Page:Œuvres complètes de Frédéric Bastiat, Guillaumin, 2.djvu/30

La bibliothèque libre.
Cette page a été validée par deux contributeurs.

L’aristocratie anglaise n’a pas manqué de dire aux manufacturiers : Vous attaquez nos monopoles, mais vous avez aussi des monopoles ; et les arguments que vous dirigez contre nos priviléges se tournent contre les vôtres.

Qu’ont fait alors les manufacturiers ? Sur la motion de M. Cobden, la chambre de commerce de Manchester a déclaré qu’avant d’attaquer la protection à l’agriculture, elle renonçait solennellement à toute protection en faveur des manufactures.

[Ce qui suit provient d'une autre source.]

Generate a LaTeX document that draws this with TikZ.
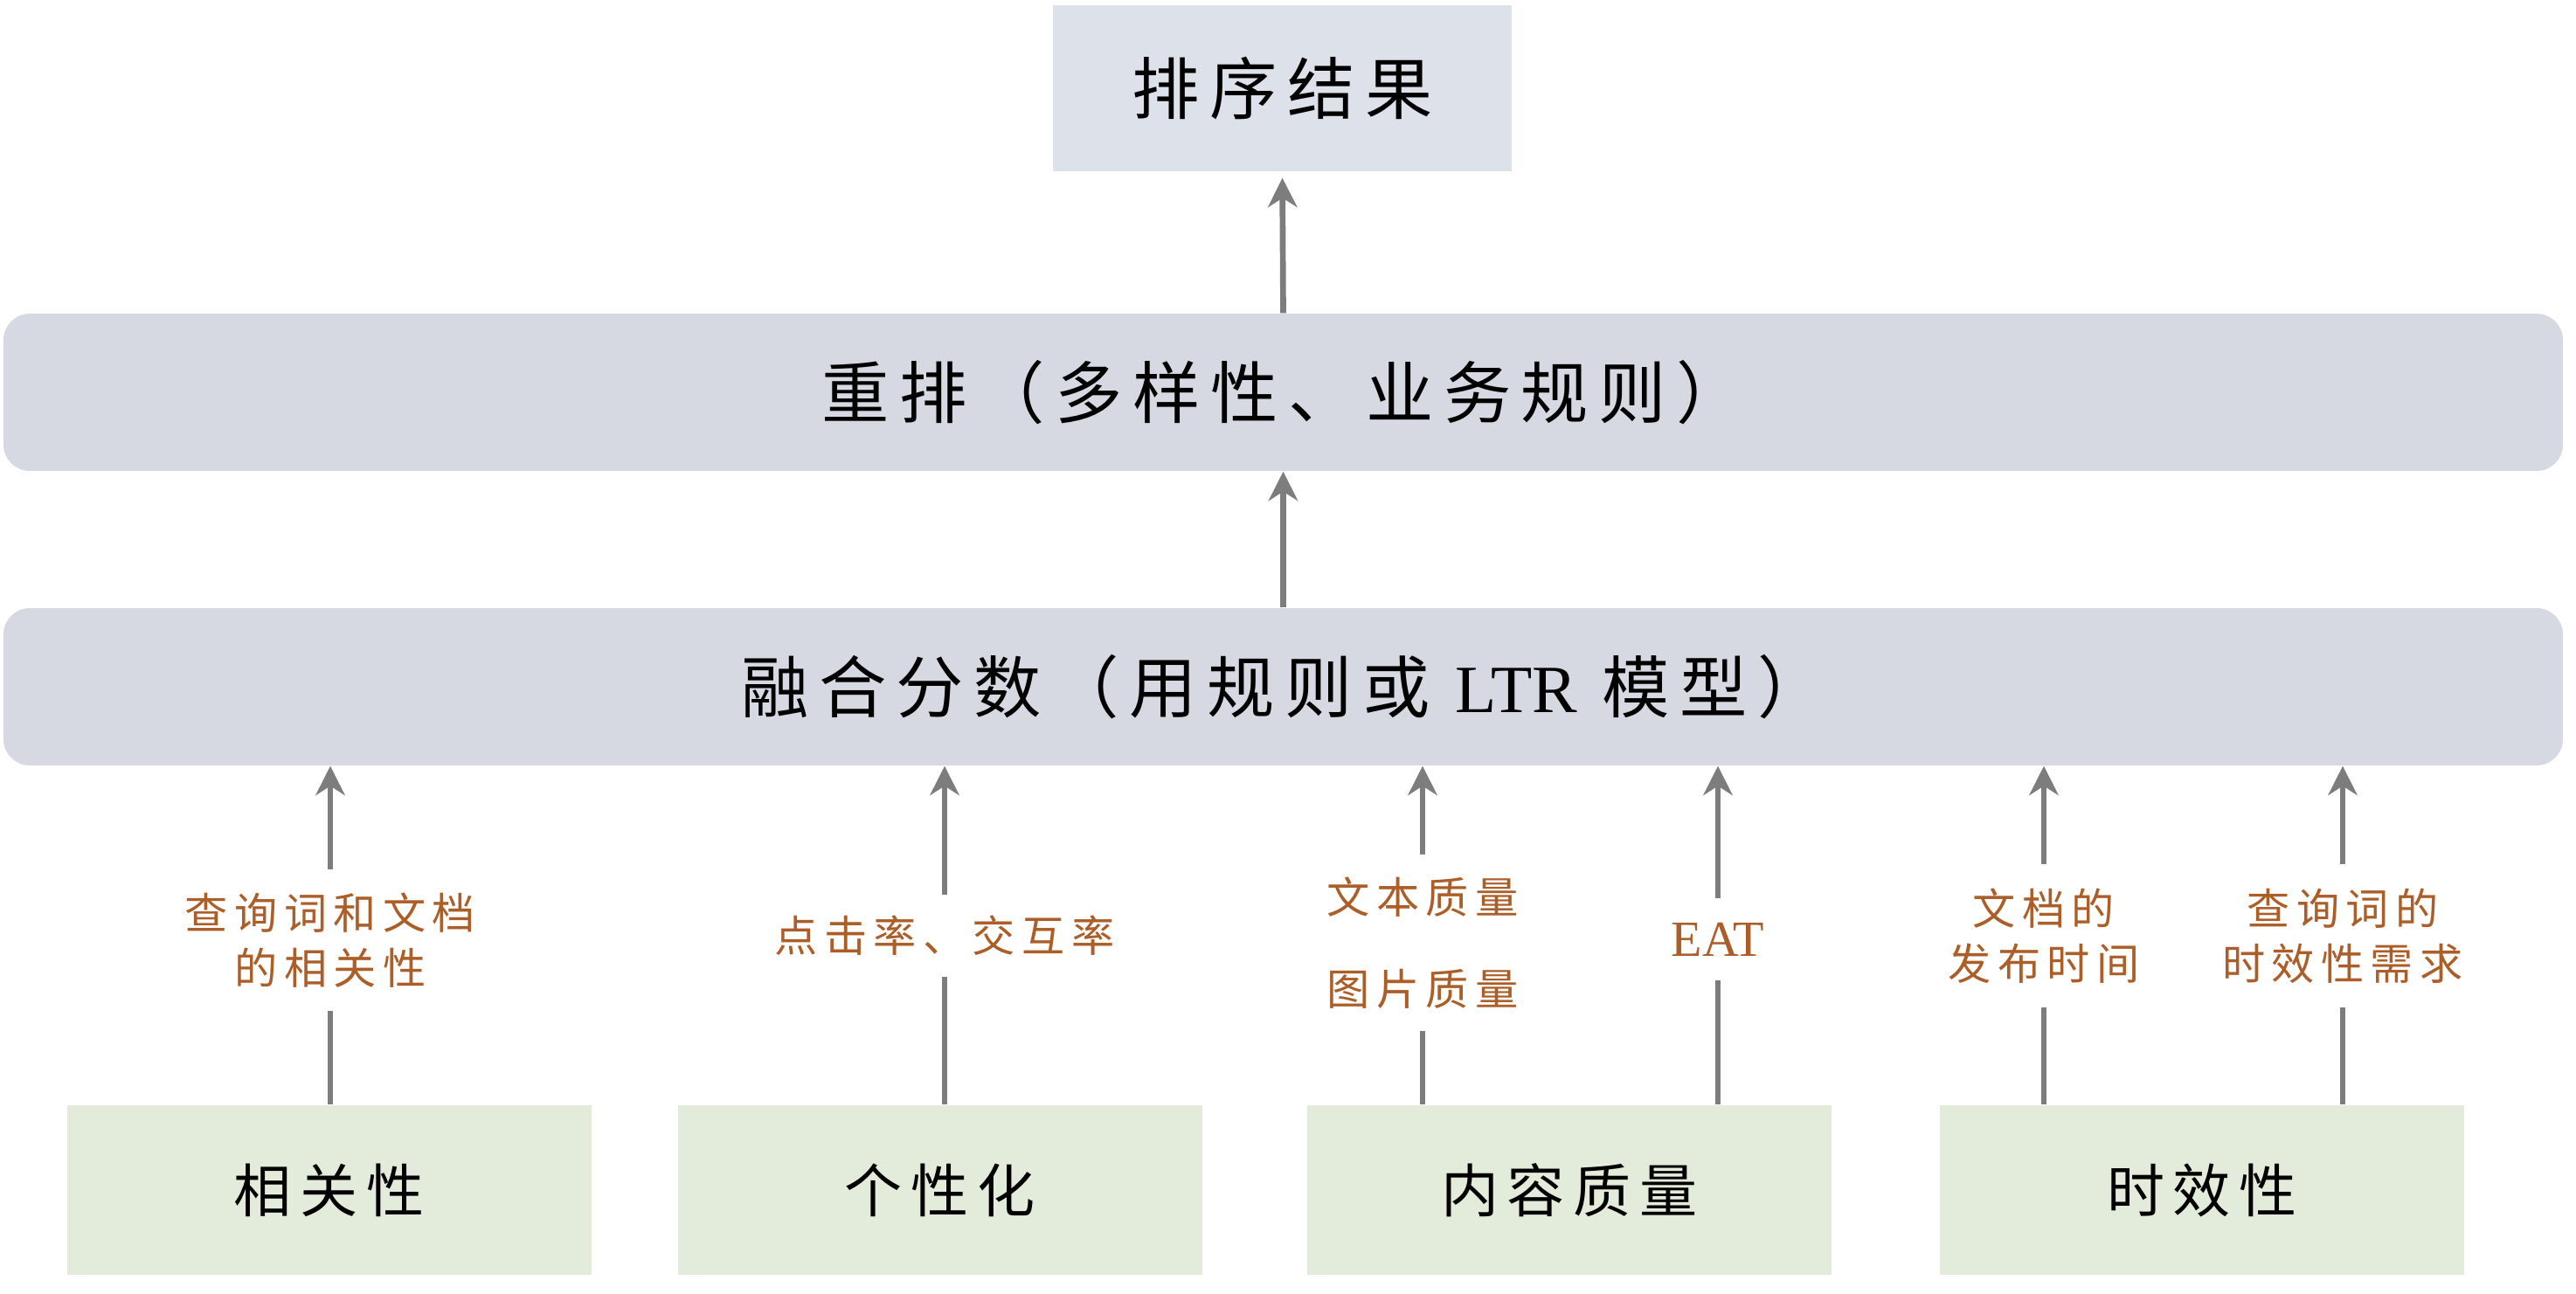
\documentclass[tikz,border=0pt]{standalone}
\usepackage{fontspec}
\usetikzlibrary{arrows.meta}
\newfontfamily\cjk[LetterSpace=15]{Noto Sans CJK SC}
\newfontfamily\lat{Liberation Serif}
\definecolor{barc}{RGB}{214,217,225}
\definecolor{topc}{RGB}{221,225,234}
\definecolor{leafc}{RGB}{227,236,218}
\definecolor{lblc}{RGB}{172,94,40}
\definecolor{arrc}{RGB}{125,125,125}
\tikzset{
  topbox/.style={fill=topc, minimum width=5.25cm, minimum height=1.90cm, inner sep=0pt,
    font=\cjk\fontsize{22pt}{26pt}\selectfont},
  barbox/.style={fill=barc, rounded corners=0.3cm, minimum width=29.29cm, minimum height=1.80cm, inner sep=0pt,
    font=\cjk\fontsize{22pt}{26pt}\selectfont},
  leafbox/.style={fill=leafc, minimum width=6.0cm, minimum height=1.94cm, inner sep=0pt,
    font=\cjk\fontsize{18.8pt}{22pt}\selectfont},
  lbl/.style={text=lblc, inner sep=0pt, align=center,
    font=\cjk\fontsize{14pt}{18pt}\selectfont},
  conn/.style={draw=arrc, line width=1.9pt},
  arr/.style={conn, -{Stealth[length=9.5pt,width=9.5pt,inset=3pt]}},
}
\begin{document}
\begin{tikzpicture}
\useasboundingbox (0,0) rectangle (29.48,14.80);
\fill[white] (0,0) rectangle (29.48,14.80);

\node[topbox] (res) at (14.675,13.79) {排序结果};
\node[barbox] (rerank) at (14.685,10.31) {重排（多样性、业务规则）};
\node[barbox] (fuse) at (14.685,6.94) {融合分数（用规则或 {\lat LTR} 模型）};

\node[leafbox] (b1) at (3.77,1.18) {相关性};
\node[leafbox] (b2) at (10.76,1.18) {个性化};
\node[leafbox] (b3) at (17.96,1.18) {内容质量};
\node[leafbox] (b4) at (25.20,1.18) {时效性};

\node[lbl, minimum height=1.61cm] (l1) at (3.78,4.04) {查询词和文档\\的相关性};
\node[lbl, minimum height=0.92cm] (l2) at (10.81,4.09) {点击率、交互率};
\node[lbl, minimum height=2.00cm] (l3) at (16.28,4.01) {文本质量\\[12pt]图片质量};
\node[lbl, minimum height=0.92cm, font=\lat\fontsize{16.5pt}{19pt}\selectfont] (l4) at (19.66,4.05) {EAT};
\node[lbl, minimum height=1.62cm] (l5) at (23.39,4.09) {文档的\\发布时间};
\node[lbl, minimum height=1.62cm] (l6) at (26.81,4.09) {查询词的\\时效性需求};

\foreach \b/\l in {b1/l1, b2/l2, b3/l3, b3/l4, b4/l5, b4/l6} {
  \draw[conn] (\b.north -| \l) -- (\l.south);
  \draw[arr] (\l.north) -- (\l.north |- fuse.south);
}

\draw[arr] (fuse.north) -- (rerank.south);
\draw[arr, shorten >=2pt] (rerank.north) -- (res.south);
\end{tikzpicture}
\end{document}
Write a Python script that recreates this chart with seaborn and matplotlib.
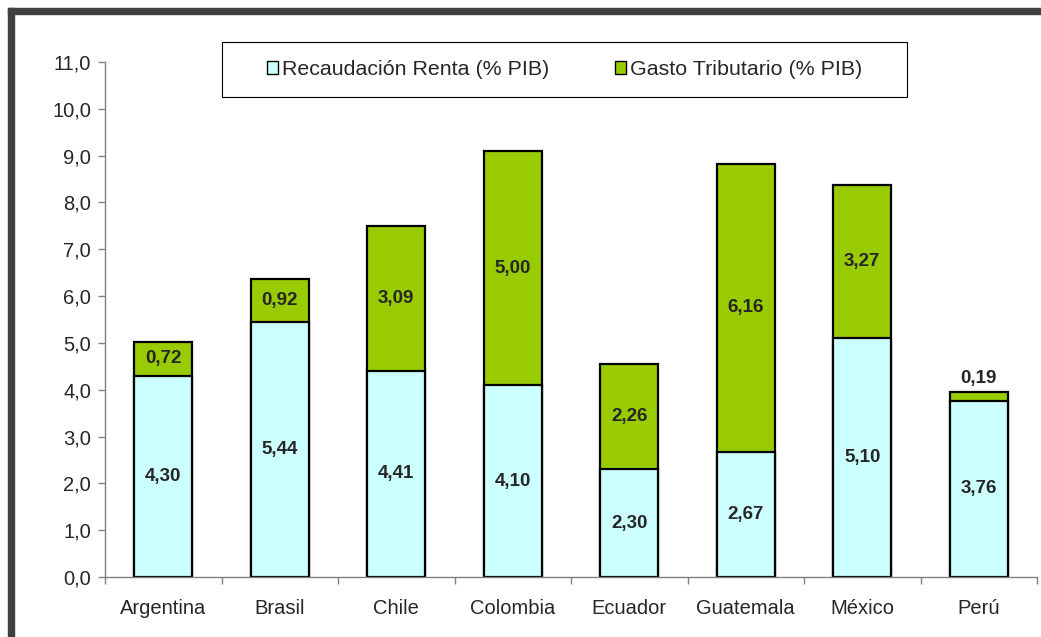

En mai 1843, le grand conseil de la Ligue formula ainsi son programme : « Abolition totale, immédiate et sans attendre de réciprocité, de tous droits protecteurs quelconques en faveur de l’agriculture, des manufactures, du commerce et de la navigation[1]. »

Maintenant, nous le demandons, pour suivre la même stratégie, sommes-nous dans la même situation ? Les industriels privilégiés, qu’on nous conseille d’enrôler dans une campagne contre les maîtres de forges, sont-ils préparés, dès la première objection, à faire le sacrifice de leurs propres priviléges ? Les fabricants de drap, les éleveurs de bestiaux, les armateurs eux-mêmes sont-ils prêts à dire : Nous voulons soumettre les maîtres de forges à la liberté ; mais il est bien entendu que nous nous y soumettons nous-mêmes. — Si ce langage leur convient, qu’ils viennent, nos rangs leur sont ouverts[2]. Hors de là comment pourraient-ils être nos auxiliaires ? — En ayant l’air de les ménager, vous les amènerez à se fourvoyer, dit-on. Mais, encore une fois, la ruse ne trompe pas des intérêts aussi bien éveillés sur la question, des intérêts qui étaient éveillés, associés et coalisés avant notre existence.

  1. V. tome III, pages 30 et suiv. (Note de l’éditeur.)
  2. C’est l’exemple qu’ont donné M. Nicolas Kœchlin, M. Bosson de Boulogne, — M. Dufrayer, M. Duchevelard, agriculteurs, ainsi que les armateurs de Bordeaux et de Marseille.